*TO BE DONE*:
All of the listing below must be repeated word for word. Pictures are the only thing to omit.

*MATERIAL PROVIDED*:
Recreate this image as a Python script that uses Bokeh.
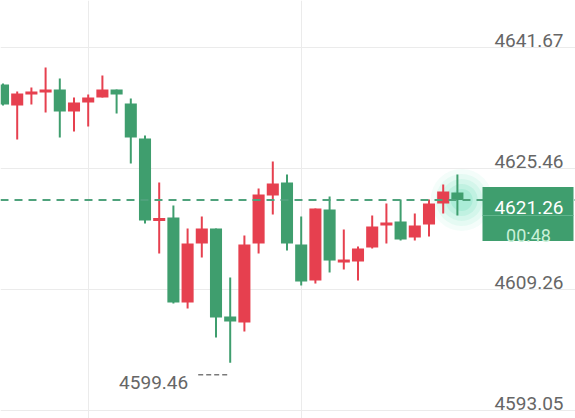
from bokeh.plotting import figure
from bokeh.models import Grid, FixedTicker, Label, Span, BoxAnnotation, ColumnDataSource
from bokeh.embed import file_html
from bokeh.resources import INLINE

# ---- data ----
opens = [4636.71, 4633.90, 4635.51, 4635.64, 4636.05, 4633.10, 4634.30, 4634.97,
         4636.05, 4634.17, 4629.48, 4618.50, 4618.90, 4607.52, 4615.42, 4617.43,
         4605.65, 4604.84, 4615.42, 4621.85, 4623.59, 4615.29, 4610.47, 4619.97,
         4613.01, 4613.01, 4614.89, 4617.83, 4618.37, 4616.22, 4617.97, 4620.78,
         4622.25]
highs = [4636.85, 4635.78, 4636.31, 4638.99, 4637.52, 4634.97, 4635.38, 4637.92,
         4636.05, 4634.84, 4629.88, 4623.59, 4620.51, 4617.43, 4619.04, 4617.43,
         4610.87, 4616.49, 4622.79, 4626.40, 4624.66, 4619.04, 4620.11, 4621.72,
         4617.30, 4615.02, 4619.17, 4620.78, 4621.31, 4619.44, 4621.31, 4623.32,
         4624.66]
lows = [4633.90, 4629.35, 4634.04, 4632.97, 4629.62, 4630.42, 4631.09, 4634.97,
        4632.83, 4626.13, 4618.10, 4614.08, 4607.39, 4606.72, 4613.55, 4602.83,
        4599.46, 4603.64, 4614.08, 4619.31, 4614.48, 4609.80, 4610.06, 4611.54,
        4611.94, 4610.47, 4614.75, 4615.42, 4615.82, 4615.82, 4616.36, 4619.44,
        4619.17]
closes = [4634.04, 4635.51, 4635.64, 4636.05, 4633.10, 4634.30, 4634.97, 4636.05,
          4635.38, 4629.62, 4618.50, 4618.77, 4607.52, 4615.42, 4617.43, 4605.51,
          4604.98, 4615.29, 4621.98, 4623.46, 4615.42, 4610.33, 4620.11, 4613.14,
          4613.14, 4614.75, 4617.70, 4618.23, 4615.96, 4617.83, 4620.78, 4622.39,
          4621.26]
price_ticks = [4641.67, 4625.46, 4609.26, 4593.05]
tick_labels = ["4641.67", "4625.46", "4609.26", "4593.05"]
vgrid_candles = [6, 21]
last_price = 4621.26
last_price_label = "4621.26"
countdown_label = "00:48"
low_label = "4599.46"

# ---- layout constants ----
W, H = 575, 418
X_STEP = 14.2        # px per candle
X0_PX = 2.5          # px of first candle centre
PX_PER_UNIT = 7.467  # px per price unit
TOP_TICK_PX = 47     # px of top grid line

RED = "#e6404f"
GREEN = "#3f9e6e"

n = len(opens)
idx = list(range(n))
x_range = (-X0_PX / X_STEP, (W - X0_PX) / X_STEP)
y_range = (price_ticks[0] - (H - TOP_TICK_PX) / PX_PER_UNIT,
           price_ticks[0] + TOP_TICK_PX / PX_PER_UNIT)

min_body = 3 / PX_PER_UNIT
body_top, body_bot, colors = [], [], []
for o, c in zip(opens, closes):
    t, b = max(o, c), min(o, c)
    if t - b < min_body:
        m = (t + b) / 2
        t, b = m + min_body / 2, m - min_body / 2
    body_top.append(t)
    body_bot.append(b)
    colors.append(RED if c >= o else GREEN)

src = ColumnDataSource(dict(idx=idx, high=highs, low=lows, top=body_top,
                            bot=body_bot, color=colors))

p = figure(width=W, height=H, x_range=x_range, y_range=y_range,
           x_axis_type=None, y_axis_type=None, toolbar_location=None,
           output_backend="svg", min_border=0, outline_line_color=None,
           background_fill_color="#ffffff", border_fill_color="#ffffff")
p.min_border_left = p.min_border_right = p.min_border_top = p.min_border_bottom = 0

p.add_layout(Grid(dimension=1, ticker=FixedTicker(ticks=price_ticks),
                  grid_line_color="#ebebeb", grid_line_width=1))
p.add_layout(Grid(dimension=0, ticker=FixedTicker(ticks=vgrid_candles),
                  grid_line_color="#ebebeb", grid_line_width=1))

# glow around the live candle
last = n - 1
for s, a in [(62, 0.05), (52, 0.07), (42, 0.09), (32, 0.12), (22, 0.15)]:
    p.scatter(x=[last + 0.3], y=[last_price], size=s, fill_color="#2fd0a0",
              fill_alpha=a, line_color=None)

p.segment(x0="idx", y0="high", x1="idx", y1="low", line_color="color",
          line_width=2, source=src)
p.vbar(x="idx", width=0.85, top="top", bottom="bot", fill_color="color",
       line_color=None, source=src)

# current price dashed line
p.add_layout(Span(location=last_price, dimension="width", line_color="#4fa27c",
                  line_dash="8 6", line_width=2))

# price labels
for t, lab in zip(price_ticks, tick_labels):
    p.add_layout(Label(x=563, x_units="screen", y=t, y_offset=7.5, text=lab,
                       text_align="right", text_baseline="alphabetic",
                       text_font="Roboto", text_font_size="19px",
                       text_color="#666666"))

# current price box
p.add_layout(BoxAnnotation(left=482, right=573, left_units="screen",
                           right_units="screen",
                           top=last_price + 13 / PX_PER_UNIT,
                           bottom=last_price - 41 / PX_PER_UNIT,
                           fill_color="#3f9e6e", fill_alpha=1, line_color=None))
p.add_layout(BoxAnnotation(left=482, right=573, left_units="screen",
                           right_units="screen",
                           top=last_price - 15 / PX_PER_UNIT,
                           bottom=last_price - 16 / PX_PER_UNIT,
                           fill_color="#62b58d", fill_alpha=1, line_color=None))
p.add_layout(Label(x=563, x_units="screen", y=last_price, y_offset=-7.5,
                   text=last_price_label, text_align="right",
                   text_baseline="alphabetic", text_font="Roboto",
                   text_font_size="19px", text_color="#ffffff"))
p.add_layout(Label(x=528, x_units="screen", y=last_price, y_offset=-35.5,
                   text=countdown_label, text_align="center",
                   text_baseline="alphabetic", text_font="Roboto",
                   text_font_size="18px", text_color="#c9f0d8"))

# lowest price marker
low_i = min(range(n), key=lambda i: lows[i])
low_v = lows[low_i]
p.add_layout(Label(x=low_i, y=low_v, x_offset=-42, y_offset=-20, text=low_label,
                   text_align="right", text_baseline="alphabetic",
                   text_font="Roboto", text_font_size="19px",
                   text_color="#666666"))
p.segment(x0=[low_i - 32 / X_STEP], y0=[low_v - 12 / PX_PER_UNIT],
          x1=[low_i - 3 / X_STEP], y1=[low_v - 12 / PX_PER_UNIT],
          line_color="#7a7a7a", line_width=1.5, line_dash="5 3")

open("out.html", "w").write(file_html(p, INLINE))
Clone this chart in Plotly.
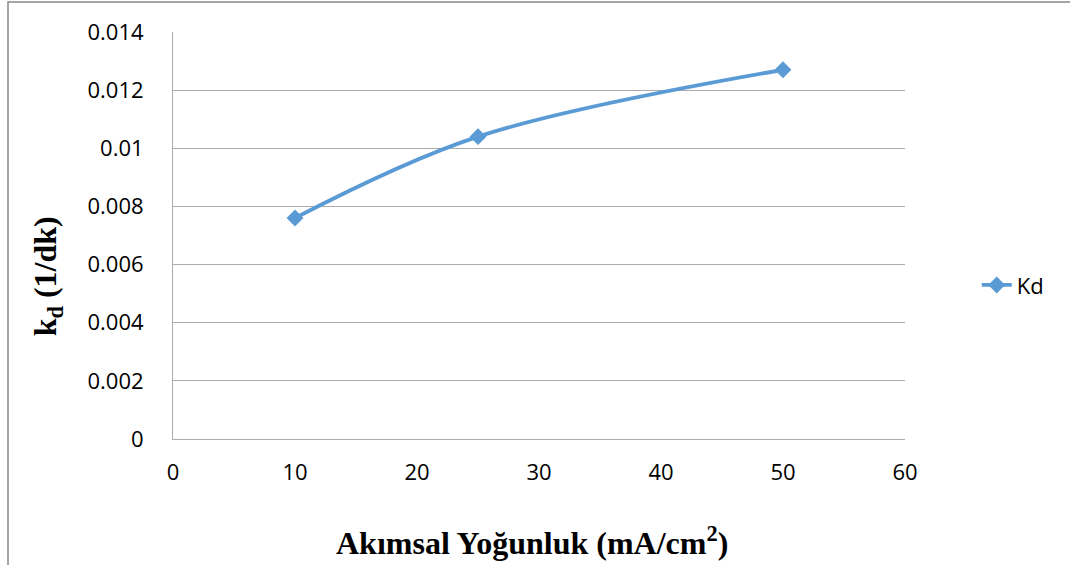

*EXPECTED ANSWER*:
Recreate this image as a Python script that uses Bokeh.
from bokeh.plotting import figure
from bokeh.models import Grid, FixedTicker, Label, Span, BoxAnnotation, ColumnDataSource
from bokeh.embed import file_html
from bokeh.resources import INLINE

# ---- data ----
opens = [4636.71, 4633.90, 4635.51, 4635.64, 4636.05, 4633.10, 4634.30, 4634.97,
         4636.05, 4634.17, 4629.48, 4618.50, 4618.90, 4607.52, 4615.42, 4617.43,
         4605.65, 4604.84, 4615.42, 4621.85, 4623.59, 4615.29, 4610.47, 4619.97,
         4613.01, 4613.01, 4614.89, 4617.83, 4618.37, 4616.22, 4617.97, 4620.78,
         4622.25]
highs = [4636.85, 4635.78, 4636.31, 4638.99, 4637.52, 4634.97, 4635.38, 4637.92,
         4636.05, 4634.84, 4629.88, 4623.59, 4620.51, 4617.43, 4619.04, 4617.43,
         4610.87, 4616.49, 4622.79, 4626.40, 4624.66, 4619.04, 4620.11, 4621.72,
         4617.30, 4615.02, 4619.17, 4620.78, 4621.31, 4619.44, 4621.31, 4623.32,
         4624.66]
lows = [4633.90, 4629.35, 4634.04, 4632.97, 4629.62, 4630.42, 4631.09, 4634.97,
        4632.83, 4626.13, 4618.10, 4614.08, 4607.39, 4606.72, 4613.55, 4602.83,
        4599.46, 4603.64, 4614.08, 4619.31, 4614.48, 4609.80, 4610.06, 4611.54,
        4611.94, 4610.47, 4614.75, 4615.42, 4615.82, 4615.82, 4616.36, 4619.44,
        4619.17]
closes = [4634.04, 4635.51, 4635.64, 4636.05, 4633.10, 4634.30, 4634.97, 4636.05,
          4635.38, 4629.62, 4618.50, 4618.77, 4607.52, 4615.42, 4617.43, 4605.51,
          4604.98, 4615.29, 4621.98, 4623.46, 4615.42, 4610.33, 4620.11, 4613.14,
          4613.14, 4614.75, 4617.70, 4618.23, 4615.96, 4617.83, 4620.78, 4622.39,
          4621.26]
price_ticks = [4641.67, 4625.46, 4609.26, 4593.05]
tick_labels = ["4641.67", "4625.46", "4609.26", "4593.05"]
vgrid_candles = [6, 21]
last_price = 4621.26
last_price_label = "4621.26"
countdown_label = "00:48"
low_label = "4599.46"

# ---- layout constants ----
W, H = 575, 418
X_STEP = 14.2        # px per candle
X0_PX = 2.5          # px of first candle centre
PX_PER_UNIT = 7.467  # px per price unit
TOP_TICK_PX = 47     # px of top grid line

RED = "#e6404f"
GREEN = "#3f9e6e"

n = len(opens)
idx = list(range(n))
x_range = (-X0_PX / X_STEP, (W - X0_PX) / X_STEP)
y_range = (price_ticks[0] - (H - TOP_TICK_PX) / PX_PER_UNIT,
           price_ticks[0] + TOP_TICK_PX / PX_PER_UNIT)

min_body = 3 / PX_PER_UNIT
body_top, body_bot, colors = [], [], []
for o, c in zip(opens, closes):
    t, b = max(o, c), min(o, c)
    if t - b < min_body:
        m = (t + b) / 2
        t, b = m + min_body / 2, m - min_body / 2
    body_top.append(t)
    body_bot.append(b)
    colors.append(RED if c >= o else GREEN)

src = ColumnDataSource(dict(idx=idx, high=highs, low=lows, top=body_top,
                            bot=body_bot, color=colors))

p = figure(width=W, height=H, x_range=x_range, y_range=y_range,
           x_axis_type=None, y_axis_type=None, toolbar_location=None,
           output_backend="svg", min_border=0, outline_line_color=None,
           background_fill_color="#ffffff", border_fill_color="#ffffff")
p.min_border_left = p.min_border_right = p.min_border_top = p.min_border_bottom = 0

p.add_layout(Grid(dimension=1, ticker=FixedTicker(ticks=price_ticks),
                  grid_line_color="#ebebeb", grid_line_width=1))
p.add_layout(Grid(dimension=0, ticker=FixedTicker(ticks=vgrid_candles),
                  grid_line_color="#ebebeb", grid_line_width=1))

# glow around the live candle
last = n - 1
for s, a in [(62, 0.05), (52, 0.07), (42, 0.09), (32, 0.12), (22, 0.15)]:
    p.scatter(x=[last + 0.3], y=[last_price], size=s, fill_color="#2fd0a0",
              fill_alpha=a, line_color=None)

p.segment(x0="idx", y0="high", x1="idx", y1="low", line_color="color",
          line_width=2, source=src)
p.vbar(x="idx", width=0.85, top="top", bottom="bot", fill_color="color",
       line_color=None, source=src)

# current price dashed line
p.add_layout(Span(location=last_price, dimension="width", line_color="#4fa27c",
                  line_dash="8 6", line_width=2))

# price labels
for t, lab in zip(price_ticks, tick_labels):
    p.add_layout(Label(x=563, x_units="screen", y=t, y_offset=7.5, text=lab,
                       text_align="right", text_baseline="alphabetic",
                       text_font="Roboto", text_font_size="19px",
                       text_color="#666666"))

# current price box
p.add_layout(BoxAnnotation(left=482, right=573, left_units="screen",
                           right_units="screen",
                           top=last_price + 13 / PX_PER_UNIT,
                           bottom=last_price - 41 / PX_PER_UNIT,
                           fill_color="#3f9e6e", fill_alpha=1, line_color=None))
p.add_layout(BoxAnnotation(left=482, right=573, left_units="screen",
                           right_units="screen",
                           top=last_price - 15 / PX_PER_UNIT,
                           bottom=last_price - 16 / PX_PER_UNIT,
                           fill_color="#62b58d", fill_alpha=1, line_color=None))
p.add_layout(Label(x=563, x_units="screen", y=last_price, y_offset=-7.5,
                   text=last_price_label, text_align="right",
                   text_baseline="alphabetic", text_font="Roboto",
                   text_font_size="19px", text_color="#ffffff"))
p.add_layout(Label(x=528, x_units="screen", y=last_price, y_offset=-35.5,
                   text=countdown_label, text_align="center",
                   text_baseline="alphabetic", text_font="Roboto",
                   text_font_size="18px", text_color="#c9f0d8"))

# lowest price marker
low_i = min(range(n), key=lambda i: lows[i])
low_v = lows[low_i]
p.add_layout(Label(x=low_i, y=low_v, x_offset=-42, y_offset=-20, text=low_label,
                   text_align="right", text_baseline="alphabetic",
                   text_font="Roboto", text_font_size="19px",
                   text_color="#666666"))
p.segment(x0=[low_i - 32 / X_STEP], y0=[low_v - 12 / PX_PER_UNIT],
          x1=[low_i - 3 / X_STEP], y1=[low_v - 12 / PX_PER_UNIT],
          line_color="#7a7a7a", line_width=1.5, line_dash="5 3")

open("out.html", "w").write(file_html(p, INLINE))
Clone this chart in Plotly.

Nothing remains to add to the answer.